At the same time, the city’s unemployment rate for 2019 was 5.1%, the lowest in nearly 20 years.
Those contradictory numbers make sense when one realizes that the labor force has been moving out of Anchorage, in search of better opportunity in the Lower 48, where the economy is roaring. And the unemployment rate only accounts for those who are actively looking for work.
Since 2015, the Anchorage workforce has declined by about 10,000 people (6.3%) to settle at 149,000, close to where it was in 2004.

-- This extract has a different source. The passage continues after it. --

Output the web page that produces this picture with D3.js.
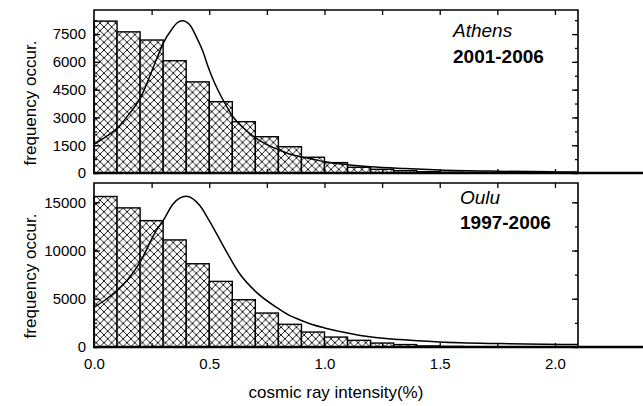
<!DOCTYPE html>
<html><head><meta charset="utf-8">
<script src="https://cdn.jsdelivr.net/npm/d3@7"></script>
<style>
body{margin:0;background:#fff;}
svg{display:block;font-family:"Liberation Sans",Arial,Helvetica,sans-serif;}
</style></head>
<body><svg id="c" width="643" height="406"></svg>
<script>
// ---- data ----
const binStarts = [0,0.1,0.2,0.3,0.4,0.5,0.6,0.7,0.8,0.9,1.0,1.1,1.2,1.3,1.4,1.5,1.6,1.7,1.8,1.9,2.0];
const binWidth = 0.1;
const athensCounts = [8200,7620,7180,6060,4920,3850,2770,1960,1420,850,560,310,200,125,70,40,25,15,10,5,3];
const ouluCounts = [15600,14420,13100,11100,8630,6800,4900,3520,2350,1550,1030,690,410,250,110,60,35,20,10,5,3];

const athensFitX = [0,0.05,0.1,0.15,0.2,0.27,0.3,0.34,0.36,0.384,0.416,0.444,0.473,0.495,0.52,0.56,0.603,0.65,0.704,0.75,0.805,0.848,0.9,0.95,1.0,1.1,1.2,1.35,1.5,1.75,2.0,2.1];
const athensFitY = [1550,1950,2410,3150,4030,6100,7000,7800,8100,8220,7990,7350,6550,5740,4950,3940,3040,2420,1870,1530,1240,1025,870,740,610,450,340,240,160,95,60,50];
const ouluFitX = [0,0.05,0.1,0.15,0.2,0.27,0.3,0.343,0.4,0.459,0.5,0.56,0.632,0.704,0.79,0.848,0.892,0.95,1.0,1.1,1.18,1.325,1.5,1.76,2.1];
const ouluFitY = [4100,4900,5870,7100,8800,12070,13100,14830,15620,14660,13100,10520,7590,5690,4140,3280,2830,2300,1980,1450,1110,765,517,350,248];

const yTicksAthens = [0,1500,3000,4500,6000,7500];
const yTicksOulu = [0,5000,10000,15000];
const xTicks = [0,0.5,1.0,1.5,2.0];
const xLabel = "cosmic ray intensity(%)";
const yLabel = "frequency occur.";

// ---- layout ----
const svg = d3.select("#c");
const L = 94, R = 578;
const x = d3.scaleLinear().domain([0,2.1]).range([L,R]);

const defs = svg.append("defs");
const pat = defs.append("pattern").attr("id","hatch").attr("patternUnits","userSpaceOnUse")
  .attr("width",7.7).attr("height",7.7);
pat.append("rect").attr("width",7.7).attr("height",7.7).attr("fill","#fff");
pat.append("path").attr("d","M0,0L7.7,7.7M7.7,0L0,7.7M-1,1L1,-1M6.7,8.7L8.7,6.7M-1,6.7L1,8.7M6.7,-1L8.7,1")
  .attr("stroke","#000").attr("stroke-width",0.9);

function panel(top, bottom, ymax, counts, fx, fy, majors, minorStep, showX, label, period, yLabCenter){
  const y = d3.scaleLinear().domain([0,ymax]).range([bottom, top]);
  const g = svg.append("g");
  const cid = "clip"+top;
  defs.append("clipPath").attr("id",cid).append("rect").attr("x",L).attr("y",top).attr("width",R-L).attr("height",bottom-top);
  // bars
  g.append("g").selectAll("rect").data(counts).join("rect")
    .attr("x",(d,i)=>x(binStarts[i]))
    .attr("width",(d,i)=>x(binStarts[i]+binWidth)-x(binStarts[i]))
    .attr("y",d=>y(d)).attr("height",d=>bottom-y(d))
    .attr("fill","url(#hatch)").attr("stroke","#000").attr("stroke-width",1.4);
  // fit curve
  const line = d3.line().x(d=>x(d[0])).y(d=>y(d[1])).curve(d3.curveMonotoneX);
  g.append("path").datum(fx.map((v,i)=>[v,fy[i]])).attr("d",line)
    .attr("fill","none").attr("stroke","#000").attr("stroke-width",1.5).attr("clip-path",`url(#${cid})`);
  // minor y ticks (both sides)
  const minors = d3.range(0, ymax, minorStep);
  const ax = (axis)=>axis.tickFormat("").tickSizeOuter(0);
  g.append("g").attr("transform",`translate(${L},0)`).call(ax(d3.axisLeft(y).tickValues(minors).tickSize(-3)));
  g.append("g").attr("transform",`translate(${R},0)`).call(ax(d3.axisRight(y).tickValues(minors).tickSize(-3)));
  g.append("g").attr("transform",`translate(${L},0)`).call(ax(d3.axisLeft(y).tickValues(majors).tickSize(-6)));
  g.append("g").attr("transform",`translate(${R},0)`).call(ax(d3.axisRight(y).tickValues(majors).tickSize(-6)));
  // y labels
  const yl = g.append("g").attr("transform",`translate(${L},0)`)
    .call(d3.axisLeft(y).tickValues(majors).tickSize(0).tickPadding(8).tickFormat(d3.format("d")));
  yl.select(".domain").remove();
  yl.selectAll("text").attr("font-size",15).attr("font-family","Liberation Sans, Arial, sans-serif").attr("fill","#000");
  // x ticks top & bottom
  const xt = d3.range(0.25, 2.1, 0.25);
  g.append("g").attr("transform",`translate(0,${top})`).call(ax(d3.axisTop(x).tickValues(xt).tickSize(-5)));
  g.append("g").attr("transform",`translate(0,${bottom})`).call(ax(d3.axisBottom(x).tickValues(xt).tickSize(-4)));
  g.selectAll(".domain").remove();
  g.selectAll(".tick line").attr("stroke","#000").attr("stroke-width",1.3);
  // frame
  g.append("path").attr("d",`M${L},${bottom}V${top}H${R}V${bottom}`).attr("fill","none").attr("stroke","#000").attr("stroke-width",1.6);
  g.append("line").attr("x1",L-1).attr("x2",643).attr("y1",bottom).attr("y2",bottom).attr("stroke","#000").attr("stroke-width",2.4);
  if(showX){
    const xa = g.append("g").attr("transform",`translate(0,${bottom})`)
      .call(d3.axisBottom(x).tickValues(xTicks).tickSize(0).tickPadding(11).tickFormat(d3.format(".1f")));
    xa.select(".domain").remove();
    xa.selectAll("text").attr("font-size",15).attr("font-family","Liberation Sans, Arial, sans-serif").attr("fill","#000");
  }
  // annotations
  const ax0 = label.x;
  g.append("text").attr("x",ax0).attr("y",label.y1).attr("font-size",19).attr("font-style","italic").text(label.name);
  g.append("text").attr("x",ax0).attr("y",label.y2).attr("font-size",19).attr("font-weight","bold").text(period);
  // y axis title
  svg.append("text").attr("transform",`translate(36,${yLabCenter}) rotate(-90)`).attr("text-anchor","middle")
    .attr("font-size",17).text(yLabel);
}

panel(10, 173, 8800, athensCounts, athensFitX, athensFitY, yTicksAthens, 750, false,
  {name:"Athens", x:453, y1:37, y2:63}, "2001-2006", 103);
panel(183, 347, 17000, ouluCounts, ouluFitX, ouluFitY, yTicksOulu, 2500, true,
  {name:"Oulu", x:460, y1:204, y2:229}, "1997-2006", 276);

svg.append("text").attr("x",336).attr("y",398).attr("text-anchor","middle").attr("font-size",17).text(xLabel);
</script></body></html>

These are a few of the conclusions of the annual Anchorage Economic Development Council report, offered today during the AEDC’s annual forecast luncheon at the Dena’ina Center. The report, produced by the McDowell Group, is rich in data that covers nearly all segments of the city’s economy. The annual luncheon is popular with civic leaders and this year was no exception — it sold out.
The population of Alaska’s largest city dropped by 2,600 last year, continuing a trend that started with beginning of the recession in 2015. Anchorage is now home to an estimated 291,845 people in July 2019.
The city has lost 3.1 percent of its population in seven years.
The report shows that 370 government jobs, mostly with the University of Alaska Anchorage, were shedded, a 1.3 percent decrease in government employment. That brings overall government employment in Anchorage back to the level it was in 1998, said Bill Popp, president of AEDC.
About 400 retail jobs left Anchorage last year, with the exits of chain stores like Nordstrom and Pier 1.
On the bright side, oil and gas, construction, and professional services stopped the downward job trend.
AEDC expects Anchorage to gain about 100 jobs in 2020. The health care, visitor industry, construction, professional services, and federal (census-related) government work will contribute jobs, while retail and other government work will shrink, and oil and gas jobs may dip as BP Alaska exits and Hilcorp makes those acquired operations leaner.
Although the report doesn’t delve into the cost of city government for the 3.1 percent fewer people, the municipal budget approved in the November of 2019 is $540 million, a whopping 14.5 percent more than the budget approved in 2014 under former Mayor Dan Sullivan.